Eating the same thing for dinner and breakfast cuts cooking time in half and also doubles the lifespan of a fuel canister. That was a lot more important in Tasmania, where fuel was hard to come by and I spent so much of it boiling water to make my Peruvian babies. That’s a Nalgene full of piping hot water, which you keep in your jacket (looking rather pregnant) to stay warm. In Tasmanian high country in late winter, or Peruvian way-up-high country (which is where I conceived this trick) I recommend two bottles, the second down by your feet in your sleeping bag. In Tassie there were plenty of nights I had wake up and reboil the water (which wasn’t true even at 15,000’ in Peru). That’s a lot of fuel, which inspired the system of repeat meals.

My other favorite dinner/breakfast is Moroccan couscous. It comes in a box mix at the better grocery stores down here, an envelope of couscous and a packet of spices. It’s an idiot-proof dish, and for variety you can stir in all kinds of different goodies. Just be careful to pick additions you’d also enjoy for breakfast. My top two faves are dried cranberries and fresh cucumbers and tomatoes.

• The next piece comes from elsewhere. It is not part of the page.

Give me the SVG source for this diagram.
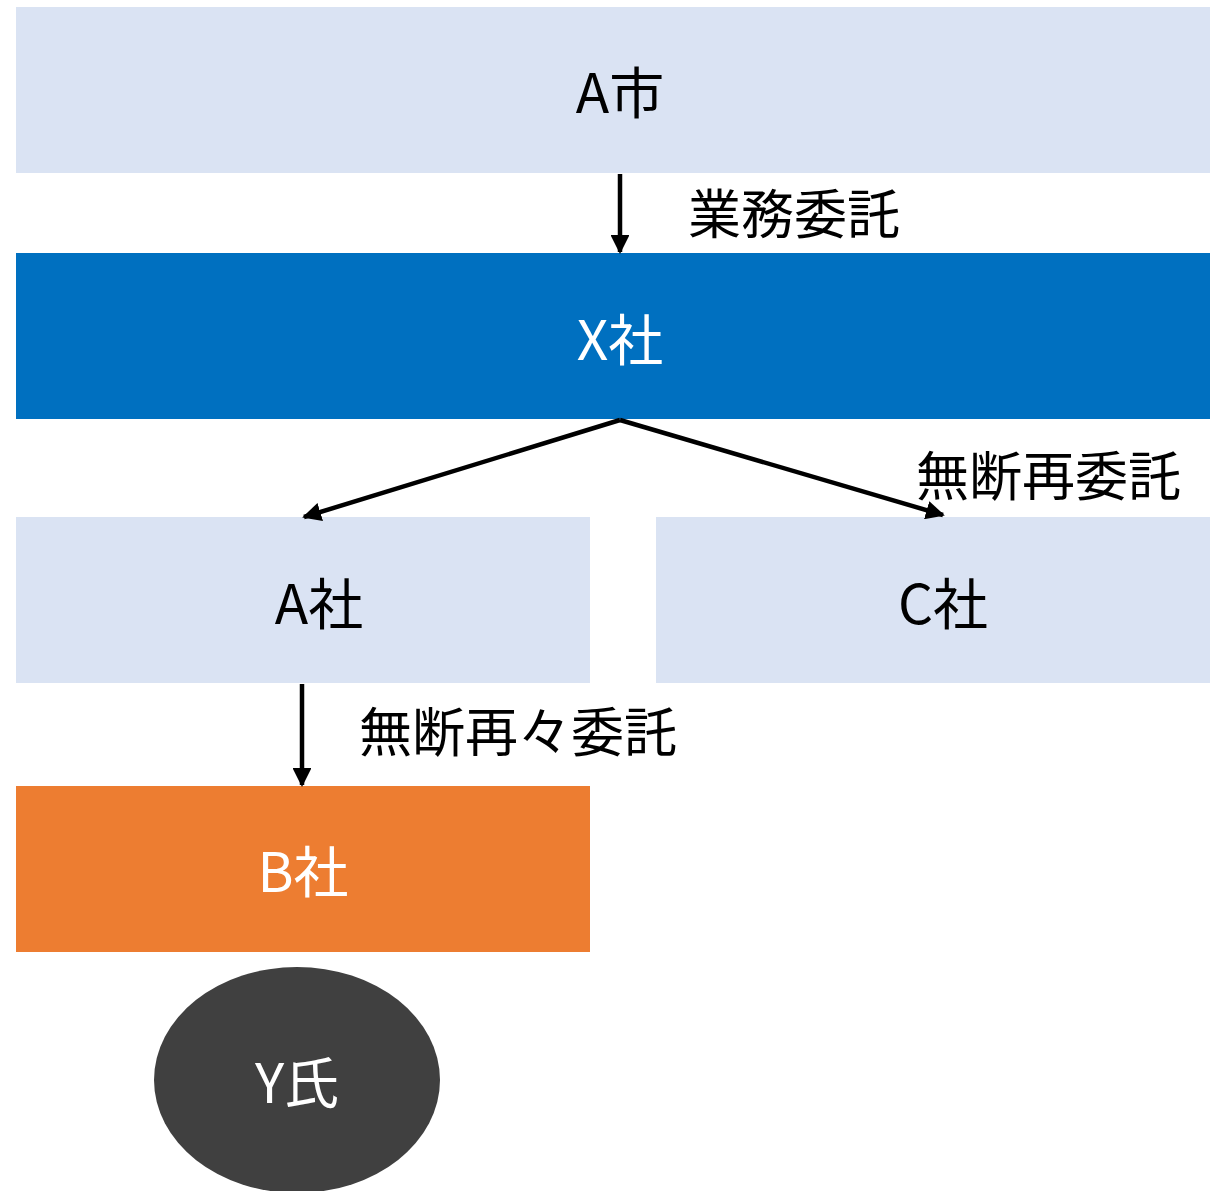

I do variations on the mac and cheese too, but these are limited to:

  1. Add chili flakes

  2. Add garlic powder

Any kind of potato is good for dinner-breakfast too, and all of them improve with chili flakes or garlic powder. Cheddar cheese is good for every meal and doesn’t need refrigeration. Just wrap it in something and don’t pack it in the hottest, most sun-exposed part of your bag. Ditto cream cheese bagels. If I have an AirBnB with a toaster I’ll make a whole sleeve of them the night before and that’ll be breakfast and lunch.

The other staples of my diet are mandarin oranges, bananas, hard-boiled eggs, a large variety of chocolate, and when I’m lucky, some tasty selections from the bulk food section of New World. That’s a grocery chain I had never seen before arriving in Wellington, and it is the bee’s knees. It is to grocery stores what the Alamo Drafthouse is to movie theatres: more fun, more creative, more better. I ride through some pretty small towns, so I’m not always lucky enough to find one, but I think they should be everywhere. In the bulk section, I highly recommend the maple coconut almonds, BBQ cashews, and chocolate-covered salted caramels. Mmmmmm, caramels.

As for how I cook, my entire kitchen is one pot, a spatula that doubles as a spoon, and the kind of camp stove you screw onto a standard fuel canister. I’ve pared my spice cabinet down to salt, chili flakes, cinnamon, and garlic powder, plus the occasional sugar packet swiped from a cafe. Anything cinnamon, chili, or garlic can’t fix isn’t worth fixing.

I get most of my water from the largesse of strangers—farmhouses and cafe staff are my most frequent donors—and also a fair amount from streams and the occasional lake. Flowing water is better. Deep, fast flowing water is best.

Maybe you’ll think this is gross, but when I cook for myself I don’t use soap. I clean my dishes, of course, but humanity has yet to invent a true Leave No Trace dish soap. Instead, I use a variant of the Outward Bound method. I eat straight from the pot, and I eat all of it. Every grain of couscous, every last drop of sauce. For this a spoon isn’t good enough; you need a rubber spatula. Then I boil water to make tea. If you finish your breakfast thoroughly—every last smear of it—then the only thing left in the pot will be trace amounts of oil or fat. These vanish in a liter of tea. Stir that boiling water with your spatula and voilà, you’ve sterilized your whole kitchen sans soap.

Usually I boil another liter of tea before dinner, not to double-sterilize but because I only carry one pot. If I need a Peruvian baby, I’ll make the tea even before I unpack. Much easier to stay warm than to get warm.

So that’s it: the simplest system I can devise that doesn’t rely on those gourmet boil-in bags. Or soap.